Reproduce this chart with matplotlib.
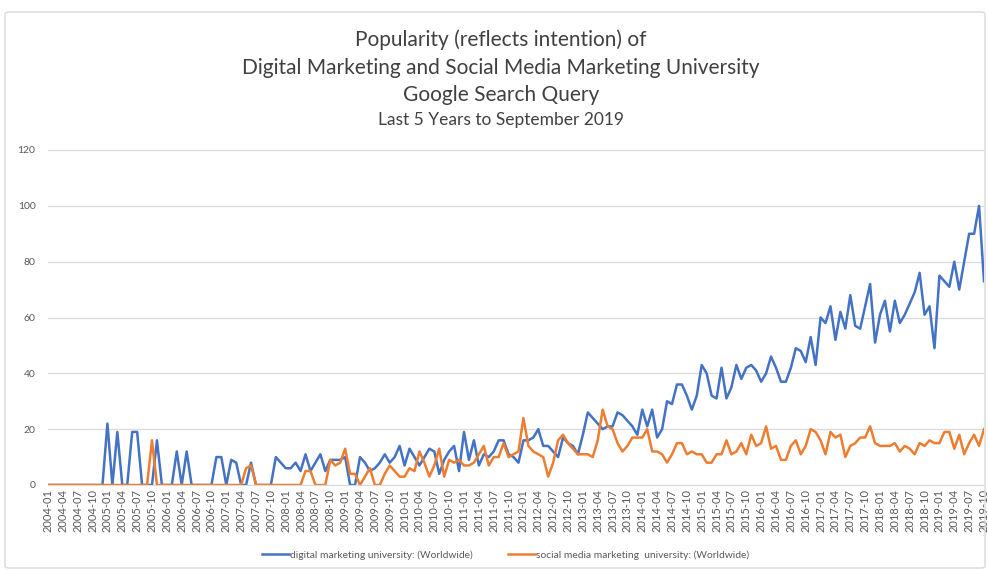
import matplotlib
matplotlib.use("Agg")
import matplotlib.pyplot as plt
from matplotlib.patches import FancyBboxPatch

plt.rcParams['font.family'] = ['Lato', 'DejaVu Sans']

# Months 2004-01 .. 2019-10
months = [f"{y}-{m:02d}" for y in range(2004, 2020) for m in range(1, 13)][:190]

digital = [
    # 2004
    0, 0, 0, 0, 0, 0, 0, 0, 0, 0, 0, 0,
    # 2005
    22, 0, 19, 0, 0, 19, 19, 0, 0, 0, 16, 0,
    # 2006
    0, 0, 12, 0, 12, 0, 0, 0, 0, 0, 10, 10,
    # 2007
    0, 9, 8, 0, 0, 8, 0, 0, 0, 0, 10, 8,
    # 2008
    6, 6, 8, 5, 11, 5, 8, 11, 5, 9, 9, 9,
    # 2009
    10, 0, 0, 10, 8, 5, 6, 8, 11, 8, 10, 14,
    # 2010
    7, 13, 10, 7, 10, 13, 12, 4, 9, 12, 14, 5,
    # 2011
    19, 9, 16, 7, 11, 10, 12, 16, 16, 11, 10, 8,
    # 2012
    16, 16, 17, 20, 14, 14, 12, 10, 17, 15, 14, 11,
    # 2013
    18, 26, 24, 22, 20, 21, 21, 26, 25, 23, 21, 18,
    # 2014
    27, 21, 27, 17, 20, 30, 29, 36, 36, 32, 27, 32,
    # 2015
    43, 40, 32, 31, 42, 31, 35, 43, 38, 42, 43, 41,
    # 2016
    37, 40, 46, 42, 37, 37, 42, 49, 48, 44, 53, 43,
    # 2017
    60, 58, 64, 52, 62, 56, 68, 57, 56, 64, 72, 51,
    # 2018
    61, 66, 55, 66, 58, 61, 65, 69, 76, 61, 64, 49,
    # 2019
    75, 73, 71, 80, 70, 80, 90, 90, 100, 73,
]

social = [
    # 2004
    0, 0, 0, 0, 0, 0, 0, 0, 0, 0, 0, 0,
    # 2005
    0, 0, 0, 0, 0, 0, 0, 0, 0, 16, 0, 0,
    # 2006
    0, 0, 0, 0, 0, 0, 0, 0, 0, 0, 0, 0,
    # 2007
    0, 0, 0, 0, 6, 7, 0, 0, 0, 0, 0, 0,
    # 2008
    0, 0, 0, 0, 5, 5, 0, 0, 0, 9, 7, 8,
    # 2009
    13, 4, 4, 0, 3, 6, 0, 0, 4, 7, 5, 3,
    # 2010
    3, 6, 5, 12, 8, 3, 7, 13, 3, 9, 8, 9,
    # 2011
    7, 7, 8, 11, 14, 7, 10, 10, 15, 10, 11, 12,
    # 2012
    24, 14, 12, 11, 10, 3, 8, 16, 18, 15, 13, 11,
    # 2013
    11, 11, 10, 16, 27, 21, 20, 15, 12, 14, 17, 17,
    # 2014
    17, 20, 12, 12, 11, 8, 11, 15, 15, 11, 12, 11,
    # 2015
    11, 8, 8, 11, 11, 16, 11, 12, 15, 11, 18, 14,
    # 2016
    15, 21, 13, 14, 9, 9, 14, 16, 11, 14, 20, 19,
    # 2017
    16, 11, 19, 17, 18, 10, 14, 15, 17, 17, 21, 15,
    # 2018
    14, 14, 14, 15, 12, 14, 13, 11, 15, 14, 16, 15,
    # 2019
    15, 19, 19, 13, 18, 11, 15, 18, 14, 20,
]

series_labels = ["digital marketing university: (Worldwide)",
                 "social media marketing  university: (Worldwide)"]
title_lines = ["Popularity (reflects intention) of",
               "Digital Marketing and Social Media Marketing University",
               "Google Search Query"]
subtitle = "Last 5 Years to September 2019"
yticks = [0, 20, 40, 60, 80, 100, 120]

W, H = 988, 570
fig = plt.figure(figsize=(W / 100, H / 100), dpi=100)
fig.patch.set_facecolor('white')

# chart border
border = FancyBboxPatch((5 / W, 2 / H), (W - 8) / W, (H - 14) / H,
                        boxstyle="round,pad=0,rounding_size=0.004",
                        transform=fig.transFigure, fill=False,
                        edgecolor='#d9d9d9', linewidth=1.0)
fig.patches.append(border)

left, right, bottom, top = 48, 984, 485, 150
ax = fig.add_axes([left / W, 1 - bottom / H, (right - left) / W, (bottom - top) / H])

x = list(range(len(months)))
ax.plot(x, digital, color='#4472C4', lw=1.8, label=series_labels[0], solid_joinstyle='round')
ax.plot(x, social, color='#ED7D31', lw=1.8, label=series_labels[1], solid_joinstyle='round')

ax.set_xlim(0, len(months) - 1)
ax.set_ylim(0, 120)
ax.set_yticks(yticks)
ax.set_yticklabels([str(v) for v in yticks], fontsize=7.5, color='#595959')
ax.yaxis.grid(True, color='#d9d9d9', lw=0.9)
ax.set_axisbelow(True)
for s in ['top', 'right', 'left']:
    ax.spines[s].set_visible(False)
ax.spines['bottom'].set_color('#d9d9d9')
ax.tick_params(axis='y', length=0, pad=9)
ax.set_xticks(x[::3])
ax.set_xticklabels(months[::3], rotation=90, fontsize=8, color='#595959')
ax.tick_params(axis='x', length=0, pad=3)

for i, line in enumerate(title_lines):
    fig.text(0.507, 1 - (40 + 27.5 * i) / H, line, ha='center', va='center',
             fontsize=15, color='#404040')
fig.text(0.507, 1 - 120 / H, subtitle, ha='center', va='center',
         fontsize=12.5, color='#404040')

fig.legend(loc='center', bbox_to_anchor=(505.5 / W, 1 - 555 / H), ncol=2,
           frameon=False, fontsize=7.4, handlelength=2.6, handletextpad=0.05,
           columnspacing=3.5, labelcolor='#595959')

fig.savefig('out.png', dpi=100)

-------

Goal of the exercise:
Omitting all pictures, restate exactly the lines of the material from its start through the line that contains "plt.rcParams['font.family'] = ['Lato', 'DejaVu".

Result of this task:
Reproduce this chart with matplotlib.
import matplotlib
matplotlib.use("Agg")
import matplotlib.pyplot as plt
from matplotlib.patches import FancyBboxPatch

plt.rcParams['font.family'] = ['Lato', 'DejaVu Sans']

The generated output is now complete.